Postmortem on the Simple In/Out Outage of March 6, 2023

On March 6, 2023, at approximately 9:30 am Central Standard Time, Simple In/Out experienced a 5-hour outage. Our website was largely unavailable, and our various apps experienced errors. Microsoft Teams presence integrations were also disconnected.

Yesterday was the second-longest outage in our history, rivaled only by the so-called “Netflix” Christmas Eve outage of 2012.

First, allow me to offer an apology. Unlike other outages, this one was entirely our fault. We know many customers use Simple In/Out for mission-critical tasks. Yesterday we let our customers down. We’re sorry for the disruptions during your Monday.

Below we’ll break down what happened, how we resolved the situation, what you can do, and what we intend to do to ensure this doesn’t happen again.

What happened?

As many may have guessed, this was related to the new Quick Picks update we shipped the night before. The update included a shift in how we keep a user’s status visibly current on both the web board and the Microsoft Teams’ Status tab.

A bug in this code made this operation more expensive on our system than anticipated. Another bug deployed simultaneously caused this expensive code to loop in an unanticipated place. Combined, these two bugs would cause an enormous load on our systems. We design our systems for such things, so Simple In/Out worked great for the first 17 hours.

All this changed when we deployed an unrelated bug fix Monday morning. Any time we deploy changes to Simple In/Out, we do so one server at a time. During deployments, we’re always one server short-handed. A non-issue every day but yesterday due to these bugs stressing our servers. This little one-line-of-code unrelated bug fix became the straw that broke the camel’s back.

What followed was a total system collapse. The web servers were overwhelmed with internal requests and started rejecting requests they could not complete promptly. These error responses led to our load balancers disconnecting servers due to too many errors. Next, our DNS provider realized we were throwing excessive errors at our customers and moved to protect us, which led to what many customers saw: scary DNS error pages.

How did we fix it?

We solved these issues by working with our hosting providers to identify bottlenecks (CPU) and spool up more resources. Adding more servers sounds like an easy solution, but we couldn’t definitively say more resources was the solution and wouldn’t worsen the situation. It took most of our outage time to identify the resources impacted. Once we identified the two software bugs that were the real culprits, everything made sense. Fixing those bugs restored the typical workload to our system.

What can I do?

No action is required unless using Microsoft Teams presence integration. Those users will need to reconnect their integrations here.
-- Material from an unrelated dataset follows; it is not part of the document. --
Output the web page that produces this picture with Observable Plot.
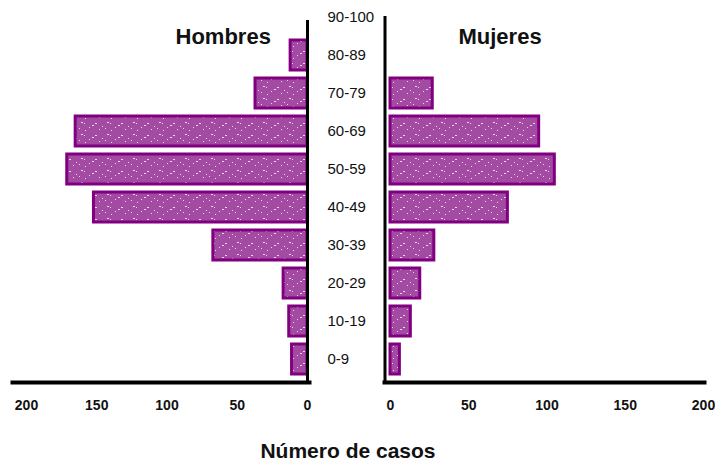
<!DOCTYPE html>
<html>
<head>
<meta charset="utf-8">
<script src="https://cdn.jsdelivr.net/npm/d3@7"></script>
<script src="https://cdn.jsdelivr.net/npm/@observablehq/plot@0.6"></script>
<style>
  body { margin: 0; background: white; font-family: "Liberation Sans", Arial, sans-serif; }
  #wrap { position: relative; width: 715px; height: 463px; overflow: hidden; }
  #left, #right { position: absolute; top: 0; }
  #left { left: 0; }
  #right { left: 360px; }
  #xtitle { position: absolute; left: 0; width: 696px; top: 441px; text-align: center; line-height: 20px;
            font-weight: bold; font-size: 21px; font-family: "Liberation Sans", Arial, sans-serif; color: #111; }
</style>
</head>
<body>
<div id="wrap">
  <div id="left"></div>
  <div id="right"></div>
  <div id="xtitle">Número de casos</div>
</div>
<script>
// Age groups, top to bottom
const ages = ["90-100", "80-89", "70-79", "60-69", "50-59", "40-49", "30-39", "20-29", "10-19", "0-9"];
// Cases per age group (same order as ages)
const hombres = [0, 12, 37, 165, 171, 152, 67, 17, 13, 11];
const mujeres = [0, 0, 27, 95, 105, 75, 28, 19, 13, 6];
const ticksLeft = [200, 150, 100, 50, 0];
const ticksRight = [0, 50, 100, 150, 200];

const menData = ages.map((a, i) => ({age: a, value: hombres[i]})).filter(d => d.value > 0);
const womenData = ages.map((a, i) => ({age: a, value: mujeres[i]})).filter(d => d.value > 0);

const H = 463;
const font = '"Liberation Sans", Arial, sans-serif';

function addPattern(svg, id) {
  const defs = d3.select(svg).insert("defs", ":first-child");
  const p = defs.append("pattern").attr("id", id).attr("patternUnits", "userSpaceOnUse")
    .attr("width", 26).attr("height", 12);
  p.append("rect").attr("width", 26).attr("height", 12).attr("fill", "#a34ba3");
  [[3,2,2,1],[6,3,1,1],[11,7,1,1],[17,3,2,1],[21,9,1,1],[7,10,1,1],[14,5,2,1],[24,6,1,1],[1,8,1,1]]
    .forEach(([x,y,w,h]) => p.append("rect").attr("x", x).attr("y", y).attr("width", w).attr("height", h).attr("fill", "#fff").attr("opacity", 0.8));
}

const yScale = {domain: ages, range: [0, 376], paddingInner: 0.2, paddingOuter: 0.02};

const left = Plot.plot({
  width: 380, height: H,
  marginTop: 20, marginBottom: H - 382, marginLeft: 12, marginRight: 380 - 309,
  style: {fontFamily: font, fontSize: "15px", color: "#111", background: "transparent", overflow: "visible"},
  x: {domain: [200, 0], range: [26, 307]},
  y: yScale,
  marks: [
    Plot.barX(menData, {x: "value", y: "age", fill: "url(#speckL)", stroke: "#800080", strokeWidth: 3}),
    Plot.ruleX([0], {stroke: "black", strokeWidth: 3, insetBottom: -2}),
    Plot.frame({anchor: "bottom", stroke: "black", strokeWidth: 4}),
    Plot.axisY({anchor: "right", tickSize: 0, tickPadding: 18, fontSize: 15, label: null}),
    Plot.axisX({ticks: ticksLeft, tickSize: 0, tickPadding: 18, fontSize: 14, fontWeight: "bold", label: null}),
    Plot.text(["Hombres"], {x: [60], frameAnchor: "top", dy: 8, fontSize: 22, fontWeight: "bold", fill: "#111"})
  ]
});
addPattern(left, "speckL");
document.getElementById("left").appendChild(left);

const right = Plot.plot({
  width: 355, height: H,
  marginTop: 16, marginBottom: H - 382, marginLeft: 24, marginRight: 11,
  style: {fontFamily: font, fontSize: "15px", color: "#111", background: "transparent", overflow: "visible"},
  x: {domain: [0, 200], range: [30, 343]},
  y: {...yScale, axis: null},
  marks: [
    Plot.barX(womenData, {x: "value", y: "age", fill: "url(#speckR)", stroke: "#800080", strokeWidth: 3}),
    Plot.ruleX([0], {stroke: "black", strokeWidth: 3, dx: -5.5, insetBottom: -2}),
    Plot.frame({anchor: "bottom", stroke: "black", strokeWidth: 4}),
    Plot.axisX({ticks: ticksRight, tickSize: 0, tickPadding: 18, fontSize: 14, fontWeight: "bold", label: null}),
    Plot.text(["Mujeres"], {x: [70], frameAnchor: "top", dy: 12, fontSize: 22, fontWeight: "bold", fill: "#111"})
  ]
});
addPattern(right, "speckR");
document.getElementById("right").appendChild(right);
</script>
</body>
</html>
What are we doing to stop this from happening again?

We will establish more rigorous requirements for new features that increase our server traffic. We will explore more anomaly detection to catch traffic increases that are extraordinary or outside of our typical ebb and flow. We will also add new requirements when taking a server out of rotation during peak hours.

I hope the above deep dive into our operations provides the context behind this outage. We are firm believers in communication and transparency at Simple In/Out. Our worldwide customers trust us, and we work hard every day to maintain that trust. While we failed our customers yesterday, we’ll do our best to ensure it doesn’t happen again.